■ Short task
Skip the pictures. Set down, word for word, the lines from the start of the material up to and including the line with "x_label_years = [2000, 2003, 2006, 2009, 2012, 2015, 2018, 2021]".

■ Data section

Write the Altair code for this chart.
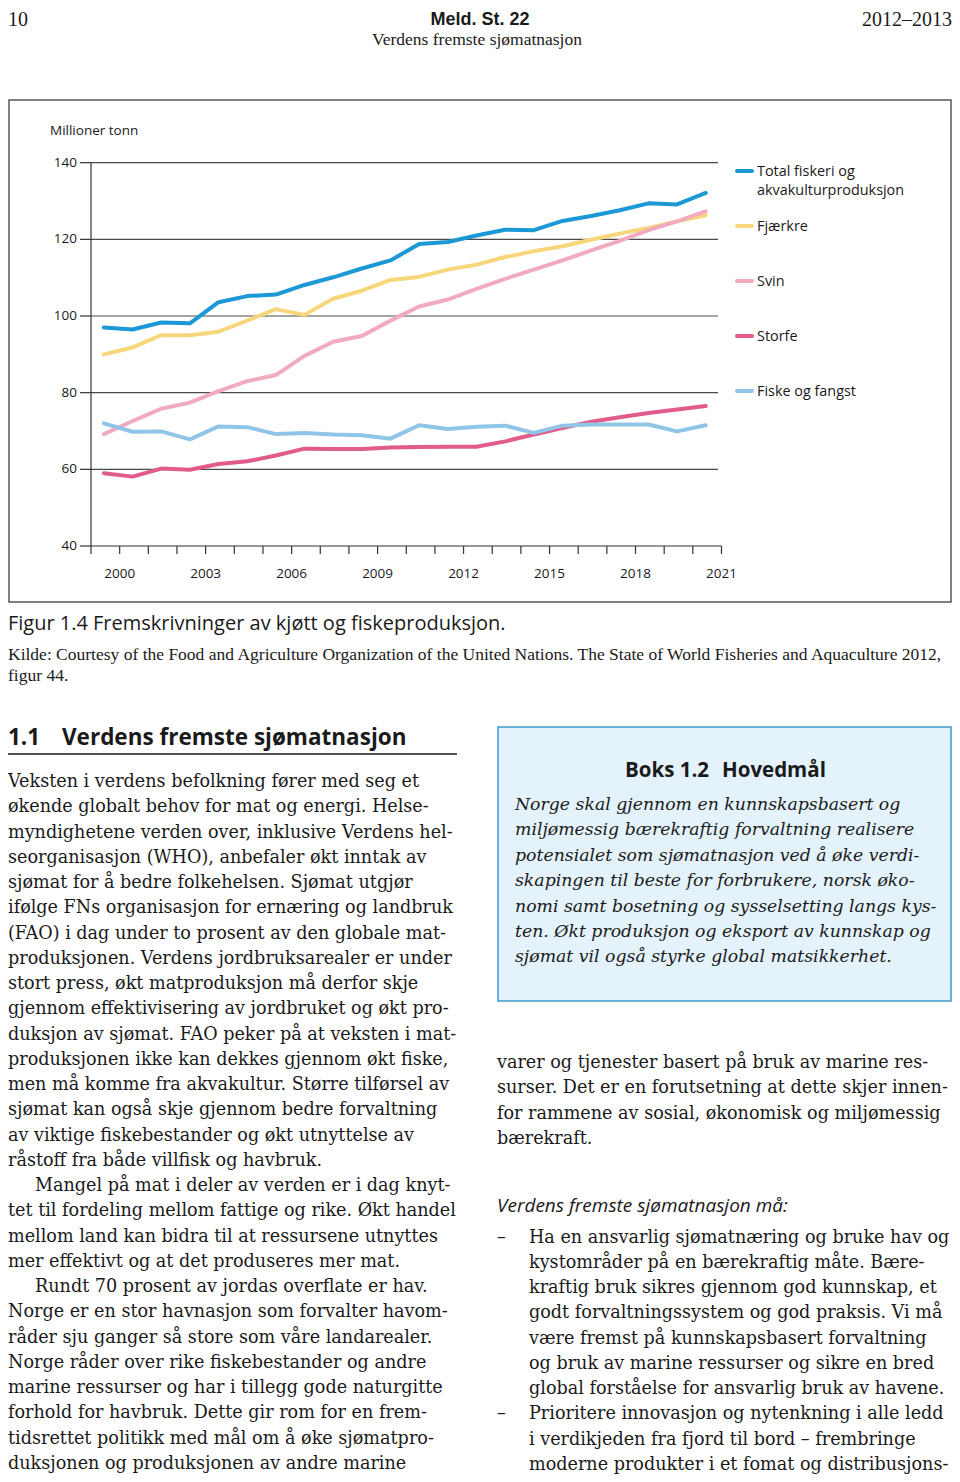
import altair as alt
import pandas as pd

# ---------------- data ----------------
years = list(range(2000, 2022))
total_fiskeri = [97.0, 96.5, 98.3, 98.1, 103.6, 105.2, 105.6, 108.1, 110.1, 112.4, 114.5,
                 118.8, 119.3, 121.0, 122.5, 122.4, 124.8, 126.1, 127.6, 129.4, 129.1, 132.1]
fjaerkre = [90.0, 91.8, 95.0, 95.0, 95.9, 98.8, 101.8, 100.3, 104.5, 106.6, 109.4,
            110.2, 112.1, 113.4, 115.4, 116.9, 118.2, 119.9, 121.5, 123.0, 124.7, 126.3]
svin = [69.2, 72.6, 75.8, 77.4, 80.4, 83.0, 84.6, 89.6, 93.3, 94.8, 98.8,
        102.5, 104.3, 107.1, 109.7, 112.1, 114.5, 117.1, 119.6, 122.4, 124.7, 127.3]
storfe = [59.0, 58.1, 60.2, 59.9, 61.4, 62.1, 63.6, 65.4, 65.3, 65.3, 65.7,
          65.8, 65.9, 65.9, 67.3, 69.1, 70.8, 72.4, 73.6, 74.7, 75.6, 76.5]
fiske_fangst = [72.0, 69.8, 69.9, 67.8, 71.2, 71.0, 69.2, 69.5, 69.1, 68.9, 68.0,
                71.5, 70.5, 71.1, 71.4, 69.5, 71.4, 71.7, 71.7, 71.7, 69.9, 71.5]

series_names = ["Total fiskeri og akvakulturproduksjon", "Fjærkre", "Svin", "Storfe", "Fiske og fangst"]
legend_labels = [["Total fiskeri og", "akvakulturproduksjon"], ["Fjærkre"], ["Svin"], ["Storfe"], ["Fiske og fangst"]]
series_values = [total_fiskeri, fjaerkre, svin, storfe, fiske_fangst]
colors = ["#1b98d5", "#f8d77c", "#f2abbe", "#e15b8b", "#90c5e8"]

y_ticks = [40, 60, 80, 100, 120, 140]
grid_values = [60, 80, 100, 120, 140]
x_tick_years = list(range(1999, 2022))
x_label_years = [2000, 2003, 2006, 2009, 2012, 2015, 2018, 2021]

header_left = "10"
header_center = "Meld. St. 22"
header_right = "2012–2013"
header_sub = "Verdens fremste sjømatnasjon"
y_title = "Millioner tonn"
caption_num = "Figur 1.4"
caption_text = "Fremskrivninger av kjøtt og fiskeproduksjon."
source_lines = ["Kilde: Courtesy of the Food and Agriculture Organization of the United Nations. The State of World Fisheries and Aquaculture 2012,",
                "figur 44."]
section_num = "1.1"
section_title = "Verdens fremste sjømatnasjon"

left_body = [
    "Veksten i verdens befolkning fører med seg et",
    "økende globalt behov for mat og energi. Helse-",
    "myndighetene verden over, inklusive Verdens hel-",
    "seorganisasjon (WHO), anbefaler økt inntak av",
    "sjømat for å bedre folkehelsen. Sjømat utgjør",
    "ifølge FNs organisasjon for ernæring og landbruk",
    "(FAO) i dag under to prosent av den globale mat-",
    "produksjonen. Verdens jordbruksarealer er under",
    "stort press, økt matproduksjon må derfor skje",
    "gjennom effektivisering av jordbruket og økt pro-",
    "duksjon av sjømat. FAO peker på at veksten i mat-",
    "produksjonen ikke kan dekkes gjennom økt fiske,",
    "men må komme fra akvakultur. Større tilførsel av",
    "sjømat kan også skje gjennom bedre forvaltning",
    "av viktige fiskebestander og økt utnyttelse av",
    "råstoff fra både villfisk og havbruk.",
    "Mangel på mat i deler av verden er i dag knyt-",
    "tet til fordeling mellom fattige og rike. Økt handel",
    "mellom land kan bidra til at ressursene utnyttes",
    "mer effektivt og at det produseres mer mat.",
    "Rundt 70 prosent av jordas overflate er hav.",
    "Norge er en stor havnasjon som forvalter havom-",
    "råder sju ganger så store som våre landarealer.",
    "Norge råder over rike fiskebestander og andre",
    "marine ressurser og har i tillegg gode naturgitte",
    "forhold for havbruk. Dette gir rom for en frem-",
    "tidsrettet politikk med mål om å øke sjømatpro-",
    "duksjonen og produksjonen av andre marine",
]
indented_lines = [16, 20]

box_title_num = "Boks 1.2"
box_title_text = "Hovedmål"
box_lines = [
    "Norge skal gjennom en kunnskapsbasert og",
    "miljømessig bærekraftig forvaltning realisere",
    "potensialet som sjømatnasjon ved å øke verdi-",
    "skapingen til beste for forbrukere, norsk øko-",
    "nomi samt bosetning og sysselsetting langs kys-",
    "ten. Økt produksjon og eksport av kunnskap og",
    "sjømat vil også styrke global matsikkerhet.",
]
right_body = [
    "varer og tjenester basert på bruk av marine res-",
    "surser. Det er en forutsetning at dette skjer innen-",
    "for rammene av sosial, økonomisk og miljømessig",
    "bærekraft.",
]
list_heading = "Verdens fremste sjømatnasjon må:"
bullets = [
    ["Ha en ansvarlig sjømatnæring og bruke hav og",
     "kystområder på en bærekraftig måte. Bære-",
     "kraftig bruk sikres gjennom god kunnskap, et",
     "godt forvaltningssystem og god praksis. Vi må",
     "være fremst på kunnskapsbasert forvaltning",
     "og bruk av marine ressurser og sikre en bred",
     "global forståelse for ansvarlig bruk av havene."],
    ["Prioritere innovasjon og nytenkning i alle ledd",
     "i verdikjeden fra fjord til bord – frembringe",
     "moderne produkter i et fomat og distribusjons-"],
]

# ---------------- layout ----------------
M = 8
W, H = 944, 1466
SERIF = "Liberation Serif"
BODYFONT = "DejaVu Serif"
SANS = "Open Sans"
INK = "#1a1a1a"
LH = 25.25
BODY = 17.6

xscale = alt.Scale(domain=[1999, 2021], range=[91 - M, 721.5 - M])
yscale = alt.Scale(domain=[40, 140], range=[546 - M, 162.7 - M])

one = pd.DataFrame({"k": [0]})
layers = []


def text(lines, x, y, size, font=BODYFONT, align="left", weight="normal", style="normal",
         lh=LH, color=INK, baseline="alphabetic"):
    t = lines if len(lines) > 1 else lines[0]
    return alt.Chart(one).mark_text(
        text=t, align=align, baseline=baseline, font=font, fontSize=size,
        fontWeight=weight, fontStyle=style, lineHeight=lh, color=color
    ).encode(x=alt.value(x), y=alt.value(y))


def box(x, x2, y, y2, stroke, fill="transparent", sw=1.5):
    return alt.Chart(one).mark_rect(fill=fill, stroke=stroke, strokeWidth=sw).encode(
        x=alt.value(x), x2=alt.value(x2), y=alt.value(y), y2=alt.value(y2))


# header
layers.append(text([header_left], 0, 18, 20, font=SERIF))
layers.append(text([header_center], 472, 17, 18, font="Liberation Sans", align="center", weight="bold"))
layers.append(text([header_right], 944, 18, 20, font=SERIF, align="right"))
layers.append(text([header_sub], 469, 37, 17.5, font=SERIF, align="center"))

# chart frame
layers.append(box(1, 943, 92, 594, "#555555"))

# gridlines
grid_df = pd.DataFrame({"v": grid_values})
layers.append(alt.Chart(grid_df).mark_rule(color="#4a4a4a", strokeWidth=1.2).encode(
    y=alt.Y("v:Q", scale=yscale, axis=None),
    x=alt.value(91 - M), x2=alt.value(718 - M)))

# axes lines
yax = pd.DataFrame({"y0": [40], "y1": [140]})
layers.append(alt.Chart(yax).mark_rule(color="#333333", strokeWidth=1.2).encode(
    y=alt.Y("y0:Q", scale=yscale, axis=None), y2="y1:Q", x=alt.value(91 - M)))
xax = pd.DataFrame({"x0": [1999], "x1": [2021], "y0": [40]})
layers.append(alt.Chart(xax).mark_rule(color="#333333", strokeWidth=1.2).encode(
    x=alt.X("x0:Q", scale=xscale, axis=None), x2="x1:Q",
    y=alt.Y("y0:Q", scale=yscale, axis=None)))

# y ticks + labels
yt = pd.DataFrame({"v": y_ticks})
layers.append(alt.Chart(yt).mark_rule(color="#333333", strokeWidth=1.2).encode(
    y=alt.Y("v:Q", scale=yscale, axis=None), x=alt.value(80 - M), x2=alt.value(91 - M)))
layers.append(alt.Chart(yt).mark_text(align="right", baseline="middle", font=SANS,
                                      fontSize=13.5, color=INK).encode(
    y=alt.Y("v:Q", scale=yscale, axis=None), x=alt.value(77 - M), text="v:Q"))

# x ticks + labels
xt = pd.DataFrame({"yr": x_tick_years})
layers.append(alt.Chart(xt).mark_rule(color="#333333", strokeWidth=1.2).encode(
    x=alt.X("yr:Q", scale=xscale, axis=None), y=alt.value(546 - M), y2=alt.value(554 - M)))
xl = pd.DataFrame({"yr": x_label_years})
layers.append(alt.Chart(xl).mark_text(align="center", baseline="middle", font=SANS,
                                      fontSize=13.5, color=INK).encode(
    x=alt.X("yr:Q", scale=xscale, axis=None), y=alt.value(574 - M), text="yr:N"))

layers.append(text([y_title], 50 - M, 131 - M, 13.5, font=SANS, baseline="middle"))

# series lines
for name, vals, col in zip(series_names, series_values, colors):
    d = pd.DataFrame({"year": years, "value": vals})
    d["pos"] = d["year"] - 0.55
    layers.append(alt.Chart(d).mark_line(color=col, strokeWidth=4, strokeCap="round",
                                         strokeJoin="round").encode(
        x=alt.X("pos:Q", scale=xscale, axis=None),
        y=alt.Y("value:Q", scale=yscale, axis=None)))

# legend
leg_y = [171, 226, 281, 336, 391]
for labels, col, yy in zip(legend_labels, colors, leg_y):
    layers.append(alt.Chart(one).mark_rule(color=col, strokeWidth=4, strokeCap="round").encode(
        x=alt.value(737 - M), x2=alt.value(752 - M), y=alt.value(yy - M)))
    layers.append(text(labels, 757 - M, yy - M + 5, 14.4, font=SANS, lh=19))

# caption & source
layers.append(text([caption_num], 0, 622, 20, font=SANS))
layers.append(text([caption_text], 85, 622, 20, font=SANS))
layers.append(text(source_lines, 0, 652, 17.5, font=SERIF, lh=21))

# section heading
layers.append(text([section_num], 0, 737, 22.5, font=SANS, weight="bold"))
layers.append(text([section_title], 54, 737, 22.5, font=SANS, weight="bold"))
layers.append(alt.Chart(one).mark_rule(color=INK, strokeWidth=1.5).encode(
    x=alt.value(0), x2=alt.value(449), y=alt.value(746)))

# left body text in blocks (indented paragraph starts)
y0 = 779
start = 0
cuts = indented_lines + [len(left_body)]
for c in cuts:
    if c > start:
        layers.append(text(left_body[start:c], 0, y0 + start * LH, BODY))
    if c < len(left_body):
        layers.append(text([left_body[c]], 27, y0 + c * LH, BODY))
        start = c + 1

# fact box
layers.append(box(490, 943, 719, 993, "#3d9ad1", fill="#e4f2fb"))
layers.append(text([box_title_num], 617, 769, 20.5, font=SANS, weight="bold"))
layers.append(text([box_title_text], 714, 769, 20.5, font=SANS, weight="bold"))
layers.append(text(box_lines, 507, 802, 17.3, style="italic", lh=25.4))

# right column
layers.append(text(right_body, 489, 1060, BODY))
layers.append(text([list_heading], 489, 1204, 19, font=SANS, style="italic"))
by = 1234.5
idx = 0
for b in bullets:
    layers.append(text(["–"], 489, by + idx * LH, BODY))
    layers.append(text(b, 521, by + idx * LH, BODY))
    idx += len(b)

chart = alt.layer(*layers).properties(
    width=W, height=H, padding=0, autosize="none", background="white"
).configure_view(stroke=None)

chart.save("out.html", embed_options={"renderer": "svg", "actions": False})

■ Result below
Write the Altair code for this chart.
import altair as alt
import pandas as pd

# ---------------- data ----------------
years = list(range(2000, 2022))
total_fiskeri = [97.0, 96.5, 98.3, 98.1, 103.6, 105.2, 105.6, 108.1, 110.1, 112.4, 114.5,
                 118.8, 119.3, 121.0, 122.5, 122.4, 124.8, 126.1, 127.6, 129.4, 129.1, 132.1]
fjaerkre = [90.0, 91.8, 95.0, 95.0, 95.9, 98.8, 101.8, 100.3, 104.5, 106.6, 109.4,
            110.2, 112.1, 113.4, 115.4, 116.9, 118.2, 119.9, 121.5, 123.0, 124.7, 126.3]
svin = [69.2, 72.6, 75.8, 77.4, 80.4, 83.0, 84.6, 89.6, 93.3, 94.8, 98.8,
        102.5, 104.3, 107.1, 109.7, 112.1, 114.5, 117.1, 119.6, 122.4, 124.7, 127.3]
storfe = [59.0, 58.1, 60.2, 59.9, 61.4, 62.1, 63.6, 65.4, 65.3, 65.3, 65.7,
          65.8, 65.9, 65.9, 67.3, 69.1, 70.8, 72.4, 73.6, 74.7, 75.6, 76.5]
fiske_fangst = [72.0, 69.8, 69.9, 67.8, 71.2, 71.0, 69.2, 69.5, 69.1, 68.9, 68.0,
                71.5, 70.5, 71.1, 71.4, 69.5, 71.4, 71.7, 71.7, 71.7, 69.9, 71.5]

series_names = ["Total fiskeri og akvakulturproduksjon", "Fjærkre", "Svin", "Storfe", "Fiske og fangst"]
legend_labels = [["Total fiskeri og", "akvakulturproduksjon"], ["Fjærkre"], ["Svin"], ["Storfe"], ["Fiske og fangst"]]
series_values = [total_fiskeri, fjaerkre, svin, storfe, fiske_fangst]
colors = ["#1b98d5", "#f8d77c", "#f2abbe", "#e15b8b", "#90c5e8"]

y_ticks = [40, 60, 80, 100, 120, 140]
grid_values = [60, 80, 100, 120, 140]
x_tick_years = list(range(1999, 2022))
x_label_years = [2000, 2003, 2006, 2009, 2012, 2015, 2018, 2021]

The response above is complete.